The privateering received the benediction of the sultan Moulay Ismael who even contributed a corps of Black slaves to the Oudaïas. He built there a Palace which today houses the Museum of Moroccan Arts. In Rabat, this first political recognition of the town resulted in the Mechouar,Thereafter the buildings housing the palace itself, the Secretariat, the supreme Court, the Presidency of the Council, and the various services of the Royal Cabinet were constructed. The mosque Assounna was due to the same sovereign. King Hassan II has recently renovated it. In 1790, the capital was once again transferred to Fès. Rabat would only return to its former prominence after Marshal Lyautey established his residence there. He engaged wood and stucco sculptors to restore the buildings of Rabat and Salé and determined to preserve the medinas which bad been damaged by the European constructions. Henri Prost, the Protectorate’s Town-Planner, designed new quarters with large and spacious areas. These improved the look of the new Art Deco buildings, embellished with Moorish decorations, such as the Post Office, the Chambre of Deputies and the Bank of Morocco.

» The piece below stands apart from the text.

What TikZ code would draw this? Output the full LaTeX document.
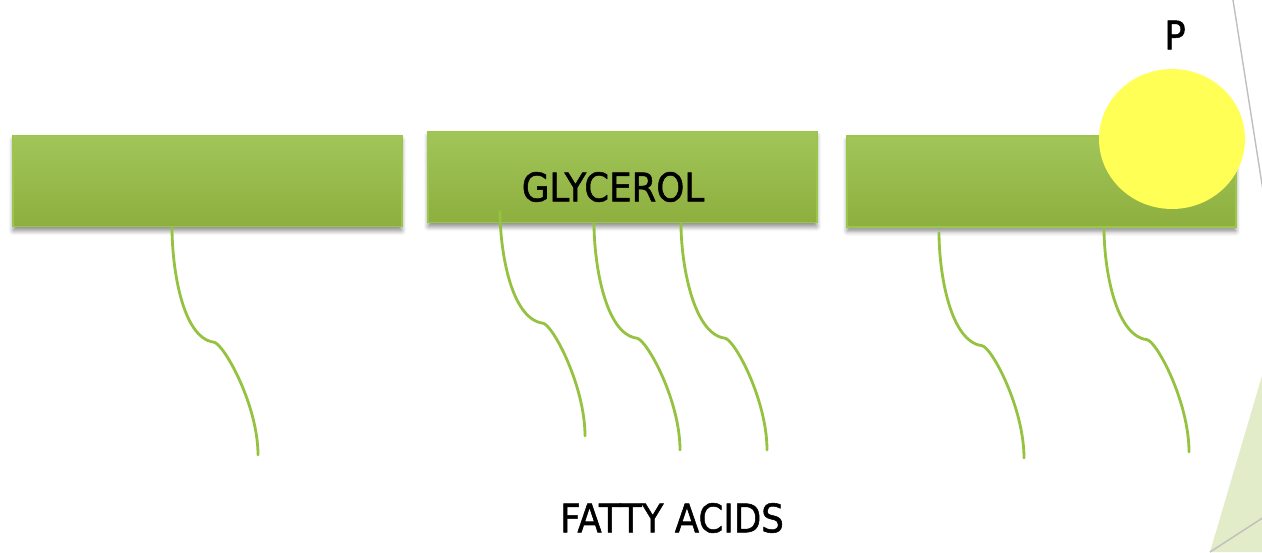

The choice of Rabat as the capital was confirmed by the late Mohamed V with the coming of independance. Rabat is today a dynamic capital which boasts more than 800,000 inhabitants, attracted by the presence of government ministries, administration and treasury buildings. City of civil servants, Rabat does not suffer from the presence of major industries which are set farther away. Previously an indolent city, it has not escaped by the end of this century the turbulence of modern life.